Task —
Wherever "this" appears in a line, copy that line.

Provided data —
┌──

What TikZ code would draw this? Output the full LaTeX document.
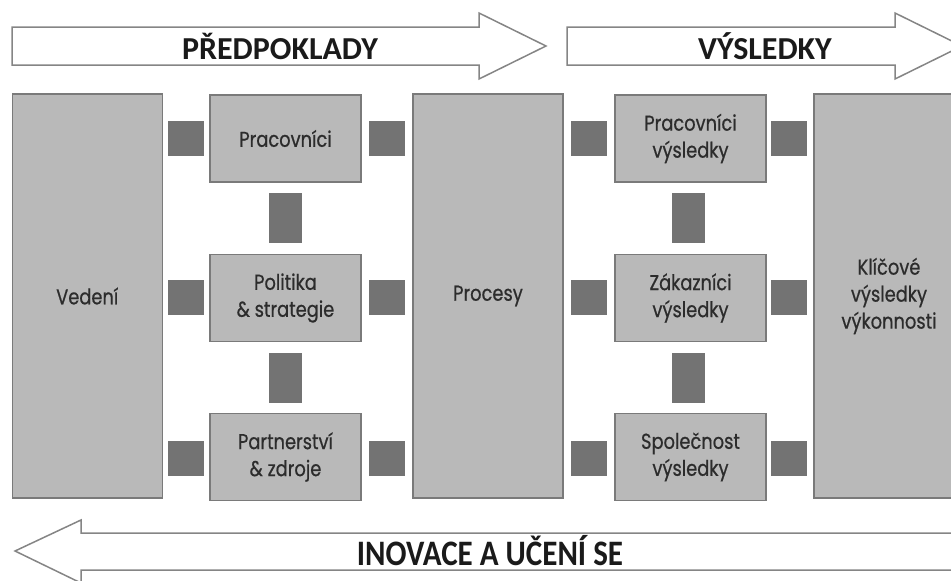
\documentclass[tikz,border=0pt]{standalone}
\usepackage{fontspec}
\setmainfont{Poppins}
\newfontfamily\headfont{Carlito}
\newfontfamily\boxfont[FakeStretch=0.83,FakeBold=0.6]{Poppins}
\definecolor{boxfill}{HTML}{B9B9B9}
\definecolor{boxline}{HTML}{7A7A7A}
\definecolor{sqfill}{HTML}{737373}
\definecolor{arrline}{HTML}{858585}
\definecolor{txt}{HTML}{2C2C2C}
\definecolor{headtxt}{HTML}{1A1A1A}
\tikzset{
  box/.style={draw=boxline, fill=boxfill, line width=1.5pt, inner sep=0pt,
    align=center, text=txt, font=\boxfont\fontsize{21.5}{27}\selectfont},
  bigbox/.style={box, minimum width=150pt, minimum height=404pt},
  smallbox/.style={box, minimum width=151pt, minimum height=87pt},
  hsq/.style={fill=sqfill, draw=none, minimum width=36pt, minimum height=35pt, inner sep=0pt},
  vsq/.style={fill=sqfill, draw=none, minimum width=33pt, minimum height=50pt, inner sep=0pt},
  arrshape/.style={draw=arrline, fill=white, line width=1.5pt, line join=miter},
  headlabel/.style={text=headtxt, font=\headfont\bfseries\fontsize{32}{36}\selectfont, inner sep=0pt}
}
\begin{document}
\begin{tikzpicture}[x=1pt,y=-1pt]
\useasboundingbox (0,0) rectangle (951,581);
\clip (0,0) rectangle (951,581);
% top arrows
\draw[arrshape] (12,27) -- (479,27) -- (479,13) -- (546,46) -- (479,79) -- (479,65) -- (12,65) -- cycle;
\node[headlabel] (pred) at (280,46) {PŘEDPOKLADY};
\draw[arrshape] (567,27) -- (895,27) -- (895,13) -- (962,46) -- (895,79) -- (895,65) -- (567,65) -- cycle;
\node[headlabel] (vysl) at (765,46) {VÝSLEDKY};
% bottom arrow
\draw[arrshape] (15,551) -- (81,520) -- (81,533) -- (965,533) -- (965,570) -- (81,570) -- (81,583) -- cycle;
\node[headlabel] (inov) at (490,551) {\scalebox{0.97}[1.12]{INOVACE A UČENÍ SE}};
% big boxes
\node[bigbox] (ved) at (87.25,296) {Vedení};
\node[bigbox] (proc) at (488,296) {Procesy};
\node[bigbox] (klic) at (889,296) {Klíčové\\výsledky\\výkonnosti};
% small boxes
\node[smallbox] (prac) at (285.5,138.5) {Pracovníci};
\node[smallbox] (pol) at (285.5,298) {Politika\\\& strategie};
\node[smallbox] (part) at (285.5,457) {Partnerství\\\& zdroje};
\node[smallbox] (pracv) at (690.5,138.5) {Pracovníci\\výsledky};
\node[smallbox] (zak) at (690.5,298) {Zákazníci\\výsledky};
\node[smallbox] (spol) at (690.5,457) {Společnost\\výsledky};
% connector squares
\node[hsq] (a1) at (186,138.5) {};
\node[hsq] (a2) at (186,297) {};
\node[hsq] (a3) at (186,458) {};
\node[hsq] (b1) at (387,138.5) {};
\node[hsq] (b2) at (387,297) {};
\node[hsq] (b3) at (387,458) {};
\node[hsq] (c1) at (589,138.5) {};
\node[hsq] (c2) at (589,297) {};
\node[hsq] (c3) at (589,458) {};
\node[hsq] (d1) at (789,138.5) {};
\node[hsq] (d2) at (789,297) {};
\node[hsq] (d3) at (789,458) {};
\node[vsq] (v1) at (285.5,218) {};
\node[vsq] (v2) at (285.5,377.5) {};
\node[vsq] (w1) at (688.5,218) {};
\node[vsq] (w2) at (688.5,377.5) {};
\end{tikzpicture}
\end{document}
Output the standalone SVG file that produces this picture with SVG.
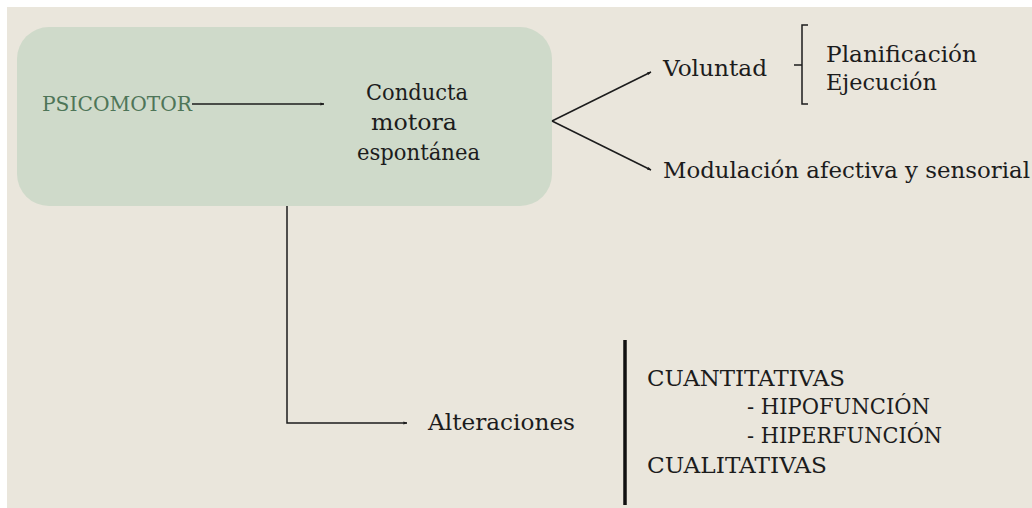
<svg xmlns="http://www.w3.org/2000/svg" width="1032" height="508" viewBox="0 0 1032 508">
<defs>
<style>
.t{font-family:"DejaVu Serif","Liberation Serif",serif;font-size:23px;fill:#1c1c1c}
.m{font-size:22px}
.g{fill:#4e7558;font-size:20px}
.c{stroke:#1c1c1c;stroke-width:1.5;fill:none}
</style>
<marker id="ah" viewBox="0 0 10 10" refX="9" refY="5" markerWidth="4" markerHeight="4" orient="auto" markerUnits="userSpaceOnUse">
<path d="M0,1 L10,5 L0,9 z" fill="#1c1c1c"/>
</marker>
</defs>
<rect width="1032" height="508" fill="#ffffff"/>
<rect x="7" y="7" width="1025" height="501" fill="#eae6dc"/>
<g id="box">
<rect x="17" y="27" width="535" height="179" rx="32" fill="#cfdaca"/>
</g>
<g id="psicomotor"><text class="t g" x="42" y="111" textLength="150" lengthAdjust="spacingAndGlyphs">PSICOMOTOR</text></g>
<g id="conducta">
<text class="t m" x="366" y="100" textLength="102" lengthAdjust="spacingAndGlyphs">Conducta</text>
<text class="t m" x="371" y="130" textLength="86" lengthAdjust="spacingAndGlyphs">motora</text>
<text class="t m" x="357" y="160" textLength="123" lengthAdjust="spacingAndGlyphs">espontánea</text>
</g>
<g id="voluntad"><text class="t" x="663" y="76" textLength="104" lengthAdjust="spacingAndGlyphs">Voluntad</text></g>
<g id="planificacion">
<text class="t" x="826" y="62" textLength="151" lengthAdjust="spacingAndGlyphs">Planificación</text>
<text class="t" x="826" y="90" textLength="111" lengthAdjust="spacingAndGlyphs">Ejecución</text>
</g>
<g id="modulacion"><text class="t" x="663" y="178" textLength="367" lengthAdjust="spacingAndGlyphs">Modulación afectiva y sensorial</text></g>
<g id="alteraciones"><text class="t" x="428" y="430" textLength="147" lengthAdjust="spacingAndGlyphs">Alteraciones</text></g>
<g id="tipos">
<text class="t" x="647" y="386" textLength="198" lengthAdjust="spacingAndGlyphs">CUANTITATIVAS</text>
<text class="t" x="747" y="414" textLength="183" lengthAdjust="spacingAndGlyphs">- HIPOFUNCIÓN</text>
<text class="t" x="747" y="443" textLength="195" lengthAdjust="spacingAndGlyphs">- HIPERFUNCIÓN</text>
<text class="t" x="647" y="473" textLength="180" lengthAdjust="spacingAndGlyphs">CUALITATIVAS</text>
</g>
<g id="connectors">
<line class="c" x1="192" y1="104" x2="324" y2="104" marker-end="url(#ah)"/>
<line class="c" x1="552" y1="121" x2="651" y2="72" marker-end="url(#ah)"/>
<line class="c" x1="552" y1="121" x2="651" y2="170" marker-end="url(#ah)"/>
<polyline class="c" points="287,206 287,423 407,423" marker-end="url(#ah)"/>
<path class="c" d="M808,25 H802 V104 H808 M794,65 H802" stroke-width="2"/>
<line x1="625" y1="340" x2="625" y2="505" stroke="#111" stroke-width="3.5"/>
</g>
</svg>
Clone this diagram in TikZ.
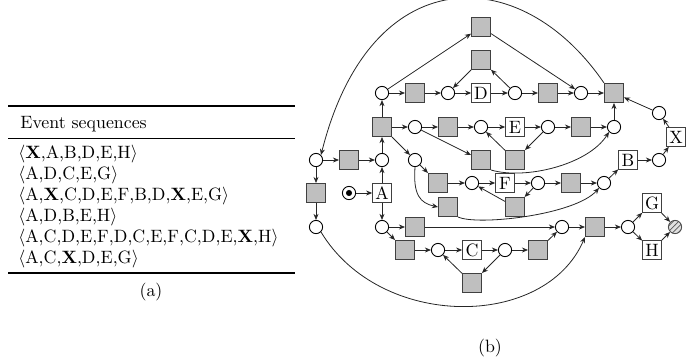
\documentclass[tikz,border=0pt]{standalone}
\usetikzlibrary{arrows.meta,patterns}
\begin{document}
\begin{tikzpicture}[x=0.56pt,y=-0.56pt,
  pl/.style={circle,draw=black,fill=white,minimum size=7.4pt,inner sep=0pt,line width=0.5pt},
  tok/.style={path picture={\fill[black] (path picture bounding box.center) circle (1.7pt);}},
  gt/.style={rectangle,draw=black!75,fill=black!25,minimum size=10.4pt,inner sep=0pt,line width=0.8pt},
  lt/.style={rectangle,draw=black!75,fill=white,minimum size=10.4pt,inner sep=0pt,line width=0.6pt},
  fin/.style={circle,draw=black!70,minimum size=7.4pt,inner sep=0pt,line width=0.5pt,
     preaction={fill=black!12},pattern=north east lines,pattern color=black!65},
  arr/.style={-{Stealth[length=3.4pt,width=2.8pt]},line width=0.45pt,draw=black!85},
  row/.style={anchor=base west,inner sep=0pt}]
\clip (0,0) rectangle (687,359);
\useasboundingbox (0,0) rectangle (687,359);
% ---------- table (a)
\draw[line width=0.8pt] (8,106) -- (295,106);
\node[row] (hdr) at (20,128) {Event sequences};
\draw[line width=0.45pt] (8,138) -- (295,138);
\node[row] (s1) at (18,158) {$\langle$\textbf{X},A,B,D,E,H$\rangle$};
\node[row] (s2) at (18,179) {$\langle$A,D,C,E,G$\rangle$};
\node[row] (s3) at (18,200) {$\langle$A,\textbf{X},C,D,E,F,B,D,\textbf{X},E,G$\rangle$};
\node[row] (s4) at (18,221) {$\langle$A,D,B,E,H$\rangle$};
\node[row] (s5) at (18,242) {$\langle$A,C,D,E,F,D,C,E,F,C,D,E,\textbf{X},H$\rangle$};
\node[row] (s6) at (18,263) {$\langle$A,C,\textbf{X},D,E,G$\rangle$};
\draw[line width=0.8pt] (8,273) -- (295,273);
\node (la) at (151,292) {(a)};
\node (lb) at (490,348) {(b)};
% ---------- net (b)
\node[pl] (P15) at (316,160) {};
\node[gt] (G13) at (349,160) {};
\node[pl] (P16) at (382,160) {};
\node[gt] (G14) at (316,193) {};
\node[pl] (P17) at (316,227) {};
\node[pl,tok] (P0) at (349,193) {};
\node[lt] (A) at (382,193) {A};
\node[gt] (G4) at (382,127) {};
\node[pl] (P1) at (382,93) {};
\node[gt] (G1) at (415,93) {};
\node[pl] (P2) at (448,93) {};
\node[lt] (D) at (481,93) {D};
\node[pl] (P3) at (515,93) {};
\node[gt] (G2) at (548,93) {};
\node[pl] (P4) at (581,93) {};
\node[gt] (G3) at (614,93) {};
\node[gt] (T1) at (481,27) {};
\node[gt] (T2) at (481,60) {};
\node[pl] (P5) at (415,127) {};
\node[gt] (G5) at (448,127) {};
\node[pl] (P6) at (481,127) {};
\node[lt] (E) at (515,127) {E};
\node[pl] (P7) at (548,127) {};
\node[gt] (G6) at (581,127) {};
\node[pl] (P8) at (614,127) {};
\node[gt] (G7) at (481,160) {};
\node[gt] (G8) at (515,160) {};
\node[pl] (P9) at (415,160) {};
\node[gt] (G9) at (438,183) {};
\node[pl] (P10) at (472,183) {};
\node[lt] (F) at (505,183) {F};
\node[pl] (P11) at (538,183) {};
\node[gt] (G10) at (571,183) {};
\node[pl] (P12) at (604,183) {};
\node[gt] (G11) at (448,207) {};
\node[gt] (G12) at (515,207) {};
\node[lt] (B) at (628,160) {B};
\node[pl] (P13) at (659,160) {};
\node[lt] (X) at (676,137) {X};
\node[pl] (P14) at (659,113) {};
\node[pl] (P18) at (382,227) {};
\node[gt] (G15) at (415,227) {};
\node[pl] (P19) at (562,227) {};
\node[gt] (G16) at (595,227) {};
\node[pl] (P20) at (628,227) {};
\node[lt] (G) at (652,203) {G};
\node[lt] (H) at (652,250) {H};
\node[fin] (PE) at (675,227) {};
\node[gt] (G17) at (405,250) {};
\node[pl] (P21) at (438,250) {};
\node[lt] (C) at (472,250) {C};
\node[pl] (P22) at (505,250) {};
\node[gt] (G18) at (538,250) {};
\node[gt] (G19) at (472,283) {};
% edges
\draw[arr] (P0) -- (A);
\draw[arr] (A) -- (P16);
\draw[arr] (A) -- (P18);
\draw[arr] (P15) -- (G13);
\draw[arr] (G13) -- (P16);
\draw[arr] (P16) -- (G4);
\draw[arr] (G4) -- (P1);
\draw[arr] (P15) -- (G14);
\draw[arr] (G14) -- (P17);
\draw[arr] (G4) -- (P5);
\draw[arr] (G4) -- (P9);
\draw[arr] (G3.north west) .. controls (520,-40) and (370,-40) .. (P15.north east);
\draw[arr] (P17.south east) .. controls (380,330) and (545,330) .. (G16.south west);
\draw[arr] (P1) -- (G1);
\draw[arr] (G1) -- (P2);
\draw[arr] (P2) -- (D);
\draw[arr] (D) -- (P3);
\draw[arr] (P3) -- (G2);
\draw[arr] (G2) -- (P4);
\draw[arr] (P4) -- (G3);
\draw[arr] (P1) -- (T1);
\draw[arr] (T1) -- (P4);
\draw[arr] (P3) -- (T2);
\draw[arr] (T2) -- (P2);
\draw[arr] (P8) -- (G3);
\draw[arr] (P14) -- (G3);
\draw[arr] (X) -- (P14);
\draw[arr] (P13) -- (X);
\draw[arr] (B) -- (P13);
\draw[arr] (P12) -- (B);
\draw[arr] (P5) -- (G5);
\draw[arr] (G5) -- (P6);
\draw[arr] (P6) -- (E);
\draw[arr] (E) -- (P7);
\draw[arr] (P7) -- (G6);
\draw[arr] (G6) -- (P8);
\draw[arr] (P5) -- (G7);
\draw[arr] (G8) -- (P6);
\draw[arr] (P7) -- (G8);
\draw[arr] (G7.south east) .. controls (525,180) and (588,165) .. (P8.south west);
\draw[arr] (P9) -- (G9);
\draw[arr] (P9.south) .. controls (413,195) and (420,203) .. (G11.west);
\draw[arr] (G9) -- (P10);
\draw[arr] (P10) -- (F);
\draw[arr] (F) -- (P11);
\draw[arr] (P11) -- (G10);
\draw[arr] (G10) -- (P12);
\draw[arr] (G12) -- (P10);
\draw[arr] (P11) -- (G12);
\draw[arr] (G11.south east) .. controls (478,226) and (575,215) .. (P12.south west);
\draw[arr] (P18) -- (G15);
\draw[arr] (G15) -- (P19);
\draw[arr] (P18) -- (G17);
\draw[arr] (G18) -- (P19);
\draw[arr] (P19) -- (G16);
\draw[arr] (G16) -- (P20);
\draw[arr] (P20) -- (G);
\draw[arr] (P20) -- (H);
\draw[arr] (G) -- (PE);
\draw[arr] (H) -- (PE);
\draw[arr] (G17) -- (P21);
\draw[arr] (P21) -- (C);
\draw[arr] (C) -- (P22);
\draw[arr] (P22) -- (G18);
\draw[arr] (G19) -- (P21);
\draw[arr] (P22) -- (G19);
\end{tikzpicture}
\end{document}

└──

Written reply —
What TikZ code would draw this? Output the full LaTeX document.
Output the standalone SVG file that produces this picture with SVG.
Clone this diagram in TikZ.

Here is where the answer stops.